Еще я готовить люблю. И у меня получается. Прихожу из театра уставший, сил нету, но все равно начинаю. Это моментально снимает с меня значимость того, что я сейчас был молодцом и имел успех. Я становлюсь обычным поваренком.
— Что поваренок вечером готовит?
— Всегда по-разному. Вот сейчас я на диете, нужно похудеть, поэтому что-то легкое: зелень, овощи, кролика. А так люблю мясо зажарить, чтобы вино, и все кипело и бурлило.
— Я помню, ты рассказывал: мясо, горчица, варенье, несовместимое что-то.
— Да, ты попала в тот промежуток, когда я еще не стал вегетарианцем. А потом я восемь лет не ел красного мяса. Но в какой-то момент вдруг понял, что ерундой страдаю. Я мучил себя, ездил после спектакля бегать по дорожке по пять километров, было и такое. Потом подумал: что я делаю? Кому нужен этот бессмысленный и беспощадный эксперимент над собой?
— А еще какие эксперименты ты над собой проделывал в жизни?

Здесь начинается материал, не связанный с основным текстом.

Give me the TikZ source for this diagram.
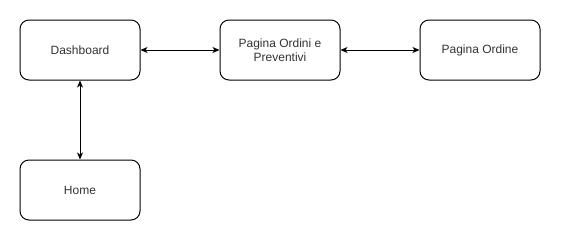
\documentclass[tikz,border=0pt]{standalone}
\usepackage{fontspec}
\setmainfont{Liberation Sans}
\usetikzlibrary{arrows.meta}
\begin{document}
\begin{tikzpicture}[x=1pt,y=-1pt,
  page/.style={draw=black,line width=1pt,rounded corners=9pt,minimum width=120pt,minimum height=60pt,
    inner sep=0pt,align=center,text=black!80,font=\fontsize{12}{14}\selectfont},
  link/.style={line width=1pt,{Stealth[length=7pt,width=6pt,inset=2pt]}-{Stealth[length=7pt,width=6pt,inset=2pt]}}]
  \useasboundingbox[fill=white] (0,0) rectangle (561,241);
  \node[page] (dash) at (80,50) {Dashboard};
  \node[page] (ordini) at (280,50) {Pagina Ordini e\\Preventivi};
  \node[page] (ordine) at (480,50) {Pagina Ordine};
  \node[page] (home) at (80,190) {Home};
  \draw[link] (dash) -- (ordini);
  \draw[link] (ordini) -- (ordine);
  \draw[link] (dash) -- (home);
\end{tikzpicture}
\end{document}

— Я тебе расскажу такую историю. Я младший сын, и отношение ко мне было такое: «Масяня, опять куда-то тебя понесло». А мой брат Генка цельный, надежный, спортсмен... И мама всегда говорила: «На Генку надежда есть, все у него будет хорошо. А вот ты у меня непутевый». А брат еще и технически был оснащен, радиотехникой занимался, у него какие-то паяльники были. Мы жили в однокомнатной квартире, но мама — гений. У нас с братом был письменный стол, пианино и собака. В общем, мы бедные, но упакованные дети. И как-то я увидел у брата в техническом ящике этого стола бутылочку с надписью «эфир». И я подумал: так, эфир усыпляет, вот я усну, а они подумают, что умер, и начнут меня жалеть, а я раз — и проснусь. И я надышался этого технического эфира, весь покрылся волдырями и получил нагоняй от отца...

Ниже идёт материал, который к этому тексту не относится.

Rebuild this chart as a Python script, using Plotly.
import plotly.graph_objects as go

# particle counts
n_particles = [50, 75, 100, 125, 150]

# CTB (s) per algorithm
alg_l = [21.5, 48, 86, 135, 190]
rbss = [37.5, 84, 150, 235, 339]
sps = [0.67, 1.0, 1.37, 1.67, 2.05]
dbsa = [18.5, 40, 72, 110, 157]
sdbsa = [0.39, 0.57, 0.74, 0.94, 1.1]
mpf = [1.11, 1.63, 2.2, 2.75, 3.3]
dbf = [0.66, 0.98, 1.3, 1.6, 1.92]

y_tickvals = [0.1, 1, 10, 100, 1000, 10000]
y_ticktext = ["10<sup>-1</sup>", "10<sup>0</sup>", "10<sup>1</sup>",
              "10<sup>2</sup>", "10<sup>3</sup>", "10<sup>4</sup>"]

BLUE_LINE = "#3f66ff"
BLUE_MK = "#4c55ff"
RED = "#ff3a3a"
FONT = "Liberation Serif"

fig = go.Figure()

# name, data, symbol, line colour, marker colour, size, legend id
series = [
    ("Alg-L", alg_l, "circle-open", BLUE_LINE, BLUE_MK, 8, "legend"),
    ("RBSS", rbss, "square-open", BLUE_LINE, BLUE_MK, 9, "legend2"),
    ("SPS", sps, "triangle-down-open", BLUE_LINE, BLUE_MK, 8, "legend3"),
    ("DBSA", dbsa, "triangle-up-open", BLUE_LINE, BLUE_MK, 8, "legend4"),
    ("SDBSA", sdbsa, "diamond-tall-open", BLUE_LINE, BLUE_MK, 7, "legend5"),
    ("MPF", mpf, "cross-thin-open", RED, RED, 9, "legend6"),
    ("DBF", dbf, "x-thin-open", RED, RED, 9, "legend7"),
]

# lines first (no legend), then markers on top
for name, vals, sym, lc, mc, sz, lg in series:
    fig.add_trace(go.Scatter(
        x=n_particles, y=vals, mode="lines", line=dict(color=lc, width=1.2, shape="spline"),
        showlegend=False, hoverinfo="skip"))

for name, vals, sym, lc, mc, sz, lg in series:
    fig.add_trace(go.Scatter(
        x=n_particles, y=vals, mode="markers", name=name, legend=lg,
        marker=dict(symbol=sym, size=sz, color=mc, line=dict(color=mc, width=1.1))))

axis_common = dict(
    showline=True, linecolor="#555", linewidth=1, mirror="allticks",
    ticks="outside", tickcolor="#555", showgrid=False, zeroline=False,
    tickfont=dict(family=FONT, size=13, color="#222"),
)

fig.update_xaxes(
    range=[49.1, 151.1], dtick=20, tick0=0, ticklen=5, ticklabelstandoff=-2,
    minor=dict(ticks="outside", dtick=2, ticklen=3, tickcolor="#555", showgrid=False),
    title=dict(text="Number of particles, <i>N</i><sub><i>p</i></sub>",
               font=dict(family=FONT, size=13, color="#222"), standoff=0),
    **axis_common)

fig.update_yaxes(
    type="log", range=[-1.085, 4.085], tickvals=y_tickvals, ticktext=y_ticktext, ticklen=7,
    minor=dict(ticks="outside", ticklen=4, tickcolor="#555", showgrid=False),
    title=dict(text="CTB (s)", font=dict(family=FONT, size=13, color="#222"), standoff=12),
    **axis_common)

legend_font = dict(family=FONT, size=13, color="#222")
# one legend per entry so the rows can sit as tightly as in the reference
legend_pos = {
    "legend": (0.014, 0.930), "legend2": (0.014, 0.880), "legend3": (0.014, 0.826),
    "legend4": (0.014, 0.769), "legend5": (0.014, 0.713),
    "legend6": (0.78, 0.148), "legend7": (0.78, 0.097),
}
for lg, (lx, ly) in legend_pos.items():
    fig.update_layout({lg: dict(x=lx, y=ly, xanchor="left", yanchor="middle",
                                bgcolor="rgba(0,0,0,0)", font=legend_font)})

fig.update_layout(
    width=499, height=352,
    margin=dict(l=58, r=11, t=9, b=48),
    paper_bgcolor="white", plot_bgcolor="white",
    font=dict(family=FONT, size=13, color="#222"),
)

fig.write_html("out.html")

В общем, дурак дураком. Такой нежный и страдательный мальчик. А Генка был наоборот хулиганом, его звали Гендос. Он был мужественный и прекрасный, мой кумир. Мне всегда казалось, что Генка непотопляем. У нас последние годы не было близкого общения, мы как-то потеряли друг друга. Мама всегда говорила: «Что с вами будет, когда меня не станет?»
Знаешь, я маму иногда вижу. Не во сне. Недавно еду, и вдруг женщина стоит на перекрестке, очень на нее похожая. Иногда вижу маму в проявлениях Нины Усатовой, с которой я работаю. Говорю ей: «Мамунечка» — но не расшифровываю почему. Моя мама везде и всюду — в этом дожде, в солнце. Когда у меня что-то получается, думаю: «Мама, мама, как здорово, у меня это получилось!»
— А в горе кто тебя поддерживает такого успешного?
— Я сам. Но это не значит, что я одинокий. Когда прихожу домой, меня встречают не только собаки. Надеюсь, я не произвожу впечатление брошенного... Почему ты меня не спрашиваешь о моментах, когда я счастлив? Спроси меня, что я сам себе тогда говорю?
— Что ты себе говоришь, когда счастлив?
— Я говорю себе: не привыкай. То же самое говорю в момент горя: не привыкай. Но смотря какое горе. Потеря близкого человека — это не горе, это... Нет такого слова, чтобы описать, что это такое. Это часть тебя отрезали, большую часть. Мамы нет уже шесть лет, я не могу к этому привыкнуть. Но мама научила меня самому важному — любить жизнь и все делать по любви. Я так и живу. Такой принцип: если нет любви — уходи из проекта, из театра, из отношений. И я разрывал отношения. Больно? Очень. Я так уходил из «Глухаря». Так уходил из «Сатирикона». Уходил в никуда. Это был сложнейший период, потом ушла мама. И все это сплелось в единый кокон, и я стал закрытым. Я чурался всех, не хотел ни с кем общаться. Боялся вступать в отношения театральные.